Producteur de lait dont les vaches paissent autour du champ convoité par Elon Musk, Jean-Marc Belloir, 57 ans confirme: “A la ferme, on est connecté tout le temps. Mes vaches sont connectées. Ma montre connectée m’avertit quand elles vêlent. Mais quand on voit le rayonnement (la portée, ndlr) de ces antennes, il faudrait quand même faire des études” d’impact, estime l’éleveur.
Il redoute “une baisse de la production de lait”, comme les THT sont accusées d’en entraîner. Cela n’a pas empêché l’agriculteur de baptiser avec humour un veau né mardi “SpaceX du Beuvron”, du nom de la rivière qui traverse paisiblement le village.
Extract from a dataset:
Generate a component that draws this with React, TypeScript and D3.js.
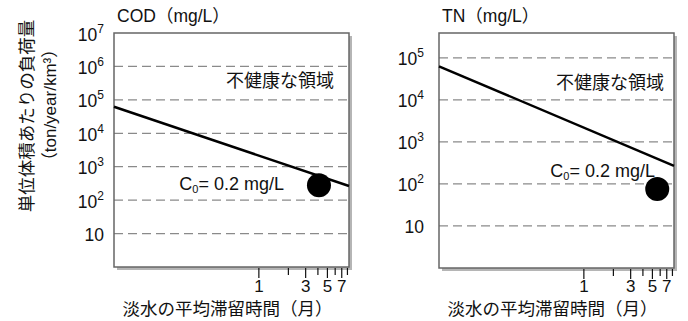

Installée depuis 15 ans avec son mari et ses enfants de 10 et 12 ans à 60 mètres du terrain qui intéresse Starlink dans une “ruine qu’on a entièrement retapée”, Anne-Marie Falguières, 40 ans est elle “clairement contre” le projet.
“On ne s’attaque pas à Elon Musk. On n’est pas des technophobes. Je suis guide dans la baie; j’ai un site internet. Mon mari télétravaille. Mais ces antennes c’est complètement nouveau en tout cas en France. On veut savoir s’il y a danger ou pas”, explique Mme Falguières inquiète également de l’impact visuel.
Le projet Starlink qui promet la disparition des zones blanches, non desservies par un réseau de télécommunications, ne lui paraît “pas indispensable”. “Lors des opérations tests, il fallait acheter une parabole à 500 dollars et payer cent dollars par mois d’abonnement. Je pense pas que tout le monde puisse se payer” cela, souligne-t-elle.